Given data:
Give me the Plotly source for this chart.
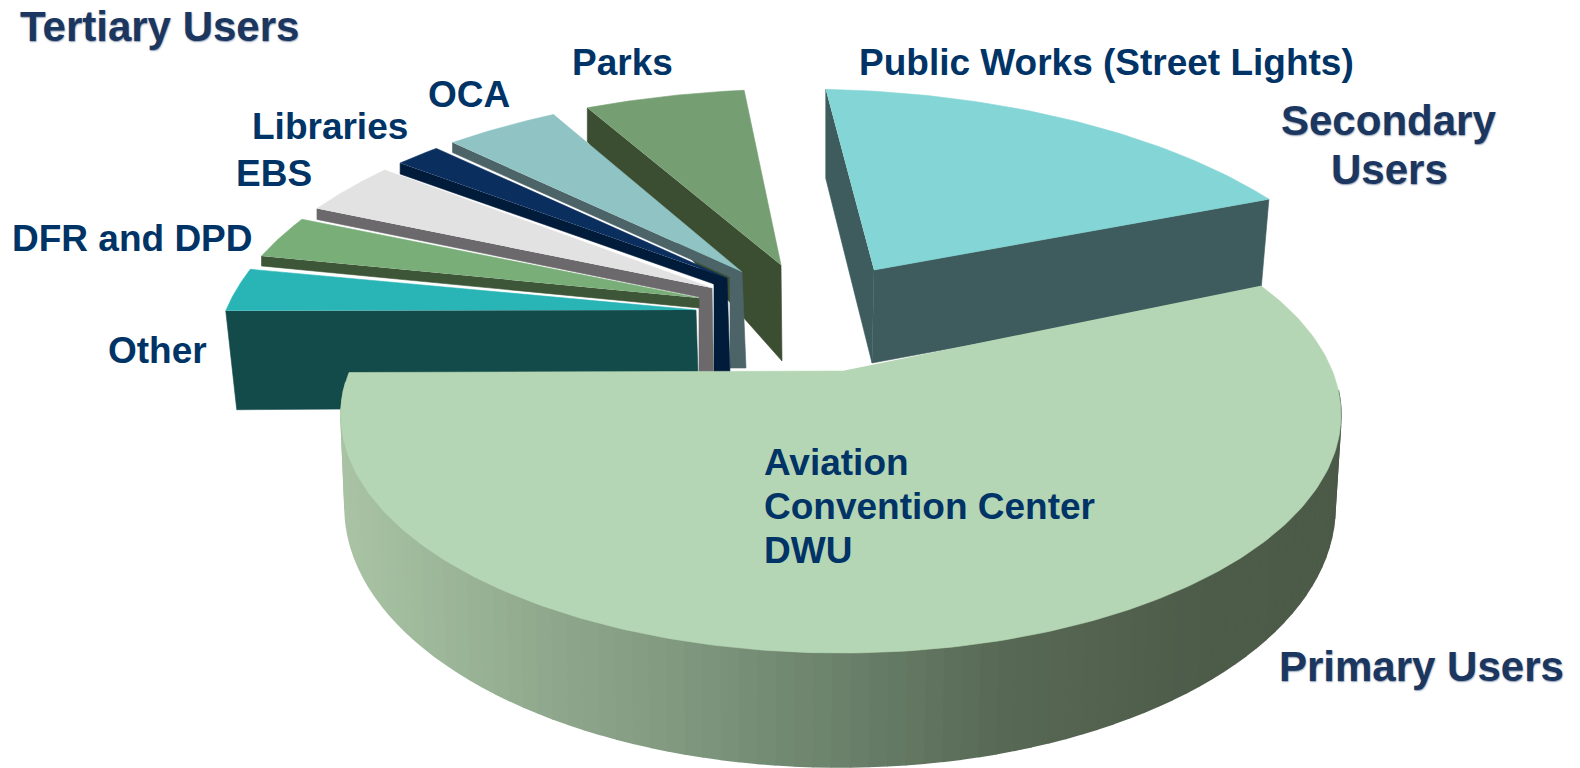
import numpy as np
import plotly.graph_objects as go

# --- data: share of usage (percent of the full circle), clockwise from "Other"
slice_names = ["Other", "DFR and DPD", "EBS", "Libraries", "OCA", "Parks",
               "Public Works (Street Lights)", "Aviation / Convention Center / DWU"]
slice_values = [2.5, 2.4, 2.9, 1.3, 3.2, 4.4, 14.1, 62.0]

# --- styling / layout of the 3-D look
top_colors = ["#29B4B6", "#79AE78", "#E2E2E2", "#0A2E5E", "#8FC3C4", "#759F72", "#84D5D5", "#B5D6B4"]
side_colors = ["#134A4A", "#3E5638", "#6B696B", "#011B3B", "#4C6468", "#3B4E32", "#3E5C5E"]
START_DEG = 169.0
gaps_deg = [3.0, 2.7, 2.1, 2.0, 3.6, 8.0, 3.8]
CX, CY, RX, RY = 800, 363, 585, 274           # back ellipse
P_TOP = (841, 415, 500, 238)                  # primary slice, top rim
P_BOT = (840, 507, 495, 260)                  # primary slice, bottom rim
# explode offsets of each slice's tip from the back-ellipse centre
tip_dx = [-104, -101, -88, -73, -58, -19, 74]
tip_dy = [-53, -65, -75, -85, -91, -98, -93]
primary_tip = (842, 371)
# extrusion: drop and shift of outer corner, inner knee, foot of the side wall
drop_outer = [99, 10, 11, 11, 10, 34, 89]
shift_outer = [11, 0, 0, 0, 0, 0, 0]
knee_dx = [3, 0, -13, -13, -12, None, None]
knee_dy = [97, 10, 9, 6, 5, None, None]
foot_dx = [3, 0, 2, 3, 4, 1, -2]
foot_dy = [97, 10, 112, 94, 96, 96, 93]

grad_x = [340, 700, 1000, 1200, 1345]
grad_r = [170, 125, 88, 78, 76]
grad_g = [196, 150, 106, 92, 90]
grad_b = [165, 125, 86, 74, 72]
BAND_COUNT = 90

label_color = "#003366"
blur_color = "#1B365F"
labels = [
    ("Parks", 570, 62), ("OCA", 426, 94), ("Libraries", 250, 126), ("EBS", 234, 173),
    ("DFR and DPD", 10, 238), ("Other", 106, 350),
    ("Public Works (Street Lights)", 857, 62),
    ("Aviation", 762, 462), ("Convention Center", 762, 506), ("DWU", 762, 550),
]
blur_labels = [("Tertiary Users", 18, 26), ("Secondary", 1279, 120), ("Users", 1329, 169),
               ("Primary Users", 1277, 666)]

fig = go.Figure()


def poly(xs, ys, color, w=0.6):
    fig.add_trace(go.Scatter(x=list(xs), y=list(ys), mode="lines", fill="toself", fillcolor=color,
                             line=dict(color=color, width=w), hoverinfo="skip", showlegend=False))


def rim(t_deg, e):
    t = np.radians(t_deg)
    return e[0] + e[2] * np.cos(t), e[1] - e[3] * np.sin(t)


# angular extents follow from the values
starts, ends = [], []
a = START_DEG
for i, v in enumerate(slice_values):
    starts.append(a)
    ends.append(a - v * 3.6)
    if i < len(gaps_deg):
        a = ends[-1] - gaps_deg[i]

back = (CX, CY, RX, RY)
parts = []
for i in range(len(slice_values) - 1):
    ts = np.linspace(starts[i], ends[i], 60)
    ax_, ay_ = rim(ts, back)
    tip = (CX + tip_dx[i], CY + tip_dy[i])
    # side wall hangs below the radial edge that faces the viewer
    if i < 6:
        ox, oy = ax_[0], ay_[0]
        sx = [ox, ox + shift_outer[i]]
        sy = [oy, oy + drop_outer[i]]
        if knee_dx[i] is not None:
            kx, ky = tip[0] + knee_dx[i], tip[1] + knee_dy[i]
            sx += [kx, kx]
            sy += [ky, tip[1] + foot_dy[i]]
        sx += [tip[0] + foot_dx[i], tip[0]]
        sy += [tip[1] + foot_dy[i], tip[1]]
        side = [(sx, sy)]
    else:
        # secondary shows both radial walls
        fx, fy = tip[0] + foot_dx[i], tip[1] + foot_dy[i]
        side = [([ax_[0], ax_[0], fx, tip[0]], [ay_[0], ay_[0] + drop_outer[i], fy, tip[1]]),
                ([tip[0], ax_[-1], ax_[-1] - 8, fx], [tip[1], ay_[-1], ay_[-1] + 92, fy])]
    parts.append((i, side, ax_, ay_, tip))

# paint back to front
for i in [5, 4, 3, 2, 1, 0, 6]:
    _, side, ax_, ay_, tip = parts[i]
    for sx, sy in side:
        poly(sx, sy, side_colors[i])
    poly(list(ax_) + [tip[0]], list(ay_) + [tip[1]], top_colors[i])

# primary slice: shaded outer wall built from bands, then the top face
bands = np.linspace(172, 366, BAND_COUNT + 1)
for t0, t1 in zip(bands[:-1], bands[1:]):
    tt = np.linspace(t0, t1, 3)
    xa, ya = rim(tt, P_TOP)
    xb, yb = rim(tt[::-1], P_BOT)
    xm = 0.5 * (xa.mean() + xb.mean())
    c = "rgb(%d,%d,%d)" % (np.interp(xm, grad_x, grad_r), np.interp(xm, grad_x, grad_g),
                           np.interp(xm, grad_x, grad_b))
    poly(np.r_[xa, xb], np.r_[ya, yb], c, w=1.6)

ts = np.linspace(starts[7], ends[7], 240)
px, py = rim(ts, P_TOP)
poly(list(px) + [primary_tip[0]], list(py) + [primary_tip[1]], top_colors[7])

for txt, x, y in labels:
    fig.add_annotation(x=x, y=y, text=f"<b>{txt}</b>", showarrow=False, xanchor="left", yanchor="middle",
                       xshift=0, font=dict(family="Liberation Sans", size=37, color=label_color))
for txt, x, y in blur_labels:
    fig.add_annotation(x=x, y=y, text=f"<b>{txt}</b>", showarrow=False, xanchor="left", yanchor="middle",
                       font=dict(family="Liberation Sans", size=42, color=blur_color,
                                 shadow="0.5px 0.5px 1.5px rgba(27,54,95,0.5)"))

fig.update_layout(width=1580, height=768, margin=dict(l=0, r=0, t=0, b=0),
                  paper_bgcolor="white", plot_bgcolor="white", showlegend=False,
                  xaxis=dict(range=[0, 1580], visible=False, fixedrange=True),
                  yaxis=dict(range=[768, 0], visible=False, fixedrange=True))

fig.write_html("out.html", config={"displayModeBar": False},
               post_script="document.body.style.margin='0';document.body.style.overflow='hidden';")
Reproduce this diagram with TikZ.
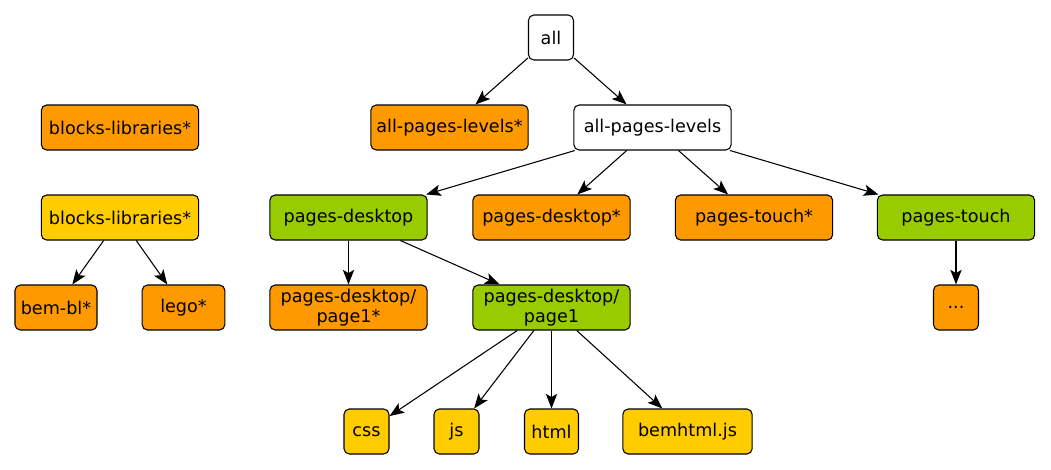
\documentclass[tikz,border=0pt]{standalone}
\usepackage{fontspec}
\setmainfont{DejaVu Sans}
\usetikzlibrary{arrows.meta}
\definecolor{borange}{RGB}{255,153,0}
\definecolor{byellow}{RGB}{255,204,0}
\definecolor{bgreen}{RGB}{153,204,0}

\begin{document}
\begin{tikzpicture}[x=0.75pt,y=-0.75pt,
  box/.style={draw,rounded corners=4pt,line width=0.8pt,font=\fontsize{13.2}{14.5}\selectfont,
              minimum height=33.75pt,minimum width=33.75pt,inner xsep=4pt,align=center},
  wide/.style={box,minimum width=118pt},
  plain/.style={box,fill=white},
  ora/.style={box,fill=borange},
  yel/.style={box,fill=byellow},
  grn/.style={box,fill=bgreen},
  arr/.style={-{Stealth[length=11pt,width=8.5pt,inset=2.5pt]},line width=0.8pt}
]
\useasboundingbox (0,0) rectangle (1051,469);
\node[plain] (all)   at (551,37.5)    {all};
\node[ora,wide] (aplx) at (449.5,127.5) {all-pages-levels*};
\node[plain,wide] (apl) at (652.5,127.5) {all-pages-levels};
\node[ora,wide] (blx)  at (120,127.5)   {blocks-libraries*};
\node[yel,wide] (bly)  at (120,217.5)   {blocks-libraries*};
\node[ora,minimum width=61.5pt] (bem)  at (56,307.5)  {bem-bl*};
\node[ora,minimum width=62pt] (lego) at (183.5,307.5) {lego*};
\node[grn,wide] (pd)   at (348.5,217.5) {pages-desktop};
\node[ora,wide] (pdx)  at (551.5,217.5) {pages-desktop*};
\node[ora,wide] (ptx)  at (754,217.5)   {pages-touch*};
\node[grn,wide] (pt)   at (956,217.5)   {pages-touch};
\node[ora] (dots)      at (956,307.5)   {...};
\node[ora,wide,inner ysep=1pt] (pgx) at (348.5,307.5) {pages-desktop/\\page1*};
\node[grn,wide,inner ysep=1pt] (pg)  at (551.5,307.5) {pages-desktop/\\page1};
\node[yel] (css)  at (366.5,431.5) {css};
\node[yel] (js)   at (456.5,431.5) {js};
\node[yel,minimum width=40.5pt] (html) at (551.5,431.5) {html};
\node[yel,minimum width=97pt] (bh) at (687.5,431.5) {bemhtml.js};
\draw[arr] (all)--(aplx);
\draw[arr] (all)--(apl);
\draw[arr] (bly)--(bem);
\draw[arr] (bly)--(lego);
\draw[arr] (apl)--(pd);
\draw[arr] (apl)--(pdx);
\draw[arr] (apl)--(ptx);
\draw[arr] (apl)--(pt);
\draw[arr] (pt)--(dots);
\draw[arr] (pd)--(pgx);
\draw[arr] (pd)--(pg);
\draw[arr] (pg)--(css);
\draw[arr] (pg)--(js);
\draw[arr] (pg)--(html);
\draw[arr] (pg)--(bh);
\end{tikzpicture}
\end{document}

Problem to solve: Repeat only what lies between the start of the data and the end of the line containing "slice_values = [2.5, 2.4, 2.9, 1.3, 3.2, 4.4, 14.1, 62.0]", exactly, with pictures left out.

Completed exercise:
Give me the Plotly source for this chart.
import numpy as np
import plotly.graph_objects as go

# --- data: share of usage (percent of the full circle), clockwise from "Other"
slice_names = ["Other", "DFR and DPD", "EBS", "Libraries", "OCA", "Parks",
               "Public Works (Street Lights)", "Aviation / Convention Center / DWU"]
slice_values = [2.5, 2.4, 2.9, 1.3, 3.2, 4.4, 14.1, 62.0]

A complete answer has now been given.